> Available data:

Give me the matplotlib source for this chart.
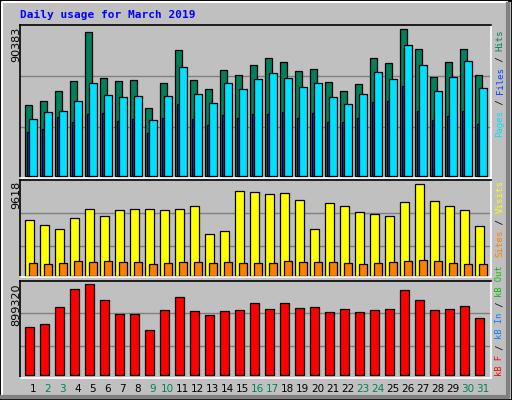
import matplotlib
matplotlib.use('Agg')
import matplotlib.pyplot as plt
from matplotlib.patches import Rectangle
from matplotlib.lines import Line2D

days = list(range(1, 32))
weekends = [2, 3, 9, 10, 16, 17, 23, 24, 30, 31]

hits = [43652, 46111, 52259, 58407, 88535, 60252, 58407, 59022, 41807, 57178, 77468,
        59022, 53490, 65171, 62097, 68246, 72550, 70090, 64556, 65786, 57793, 52259,
        56564, 72550, 69476, 90383, 78082, 60868, 70090, 78082, 62097]
files = [35044, 39348, 39963, 46111, 57178, 49800, 48571, 49185, 34430, 49185, 67014,
         50415, 44881, 57178, 53490, 59637, 63326, 60252, 54718, 57178, 48571, 44267,
         50415, 63941, 59637, 80541, 68244, 52259, 60868, 70704, 54104]
pages = [27052, 28896, 36274, 33200, 38119, 38733, 33815, 35044, 26437, 35659, 44267,
         35044, 31356, 37504, 35659, 38119, 38119, 39348, 35659, 38733, 33200, 33200,
         35659, 45497, 46111, 55334, 39963, 34430, 36889, 39963, 31971]
visits = [5841, 5316, 5001, 6050, 6995, 6260, 6890, 6995, 6995, 6890, 6995, 7310, 4477,
          4791, 8884, 8779, 8569, 8674, 7939, 5001, 7624, 7310, 6680, 6470, 6260, 7729,
          9618, 7834, 7310, 6890, 5211]
sites = [1434, 1329, 1434, 1644, 1539, 1644, 1539, 1539, 1329, 1434, 1539, 1539, 1434,
         1539, 1434, 1434, 1434, 1644, 1539, 1539, 1539, 1434, 1329, 1434, 1539, 1644,
         1749, 1644, 1434, 1329, 1329]
kbytes = [474365, 504012, 672017, 849904, 899320, 741195, 602839, 602839, 444717, 642369,
          770843, 632486, 592956, 632486, 642369, 711547, 652252, 711547, 662134, 672017,
          622604, 652252, 622604, 642369, 652252, 840021, 741195, 642369, 652252, 681899,
          563308]

BG = '#C0C0C0'
W, H = 512, 400
fig = plt.figure(figsize=(W / 100, H / 100), dpi=100, facecolor=BG)
mono = 'DejaVu Sans Mono'


def px_axes(x0, y0, x1, y1):
    ax = fig.add_axes([x0 / W, 1 - y1 / H, (x1 - x0) / W, (y1 - y0) / H])
    ax.set_facecolor(BG)
    ax.set_xticks([])
    ax.set_yticks([])
    for s in ['top', 'left']:
        ax.spines[s].set_color('black')
    for s in ['bottom', 'right']:
        ax.spines[s].set_color('white')
    for s in ax.spines.values():
        s.set_linewidth(1.2)
    ax.set_xlim(0, 31.4)
    return ax


def grid(ax, vals):
    for v in vals:
        ax.axhline(v, color='#808080', lw=1, zorder=0)


x = [d - 1 for d in days]
kw = dict(align='edge', edgecolor='black', linewidth=0.9)

# top panel
ax1 = px_axes(20, 25, 491, 178)
u = max(hits) / 147
ax1.set_ylim(-2 * u, 151 * u)
grid(ax1, [49 * u, 100 * u])
ax1.bar([i + 0.33 for i in x], hits, 0.47, color='#00805C', **kw)
ax1.bar([i + 0.47 for i in x], pages, 0.13, color='#0040FF', zorder=3, **kw)
ax1.bar([i + 0.6 for i in x], files, 0.53, color='#00E0FF', zorder=4, **kw)

# middle panel
ax2 = px_axes(20, 180, 491, 277)
u = max(visits) / 275
ax2.set_ylim(-2 * u, 288 * u)
grid(ax2, [90 * u, 188 * u])
ax2.bar([i + 0.33 for i in x], visits, 0.6, color='#FFFF00', **kw)
ax2.bar([i + 0.6 for i in x], sites, 0.53, color='#FF8000', **kw)

# bottom panel
ax3 = px_axes(20, 281, 491, 378)
u = max(kbytes) / 273
ax3.set_ylim(-9 * u, 283 * u)
grid(ax3, [87 * u, 186 * u])
ax3.bar([i + 0.33 for i in x], kbytes, 0.6, color='#FF0000', **kw)

# day labels
for d in days:
    fig.text((20 + (d - 1 + 0.85) * 15) / W, 1 - 389 / H, str(d),
             ha='center', va='center', fontsize=7.5,
             color='#00805C' if d in weekends else 'black')

# max labels
fig.text(16 / W, 1 - 27 / H, str(max(hits)), rotation=90, ha='center', va='top', fontsize=8)
fig.text(16 / W, 1 - 181 / H, str(max(visits)), rotation=90, ha='center', va='top', fontsize=8)
fig.text(16 / W, 1 - 283 / H, str(max(kbytes)), rotation=90, ha='center', va='top', fontsize=8)

# title
fig.text(20 / W, 1 - 15 / H, 'Daily usage for March 2019', color='#0000FF',
         fontfamily=mono, fontweight='bold', fontsize=8, va='center')


def vlabel(y_start, parts, cw=5.4):
    y = y_start
    fs = cw * 72 / 100 / 0.602
    for txt, col in parts:
        fig.text(500 / W, 1 - y / H, txt, rotation=90, ha='center', va='bottom',
                 color=col, fontfamily=mono, fontsize=fs)
        y -= cw * len(txt)


vlabel(137, [('Pages', '#00E0FF'), (' / ', 'black'), ('Files', '#0040FF'),
             (' / ', 'black'), ('Hits', '#00805C')])
vlabel(257, [('Sites', '#FF8000'), (' / ', 'black'), ('Visits', '#FFFF00')], cw=5.5)
vlabel(376, [('kB F', '#FF0000'), (' / ', 'black'), ('kB In', '#0080FF'),
             (' / ', 'black'), ('kB Out', '#00C000')], cw=5.3)

# outer frame
fig.patches.append(Rectangle((0, 0), 1, 1, transform=fig.transFigure, fill=False,
                             edgecolor='black', lw=2))
fig.lines.append(Line2D([2 / W, 2 / W, 507 / W], [3 / H, 1 - 2 / H, 1 - 2 / H],
                        transform=fig.transFigure, color='white', lw=1.5))
fig.lines.append(Line2D([2 / W, 508 / W, 508 / W], [3 / H, 3 / H, 1 - 4 / H],
                        transform=fig.transFigure, color='#808080', lw=3))

fig.savefig('out.png', dpi=100, facecolor=BG)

> Work to be completed: Check every line of the data above for the string "matplotlib", and copy those that have it.

> Exercise answer:
Give me the matplotlib source for this chart.
import matplotlib
matplotlib.use('Agg')
import matplotlib.pyplot as plt
from matplotlib.patches import Rectangle
from matplotlib.lines import Line2D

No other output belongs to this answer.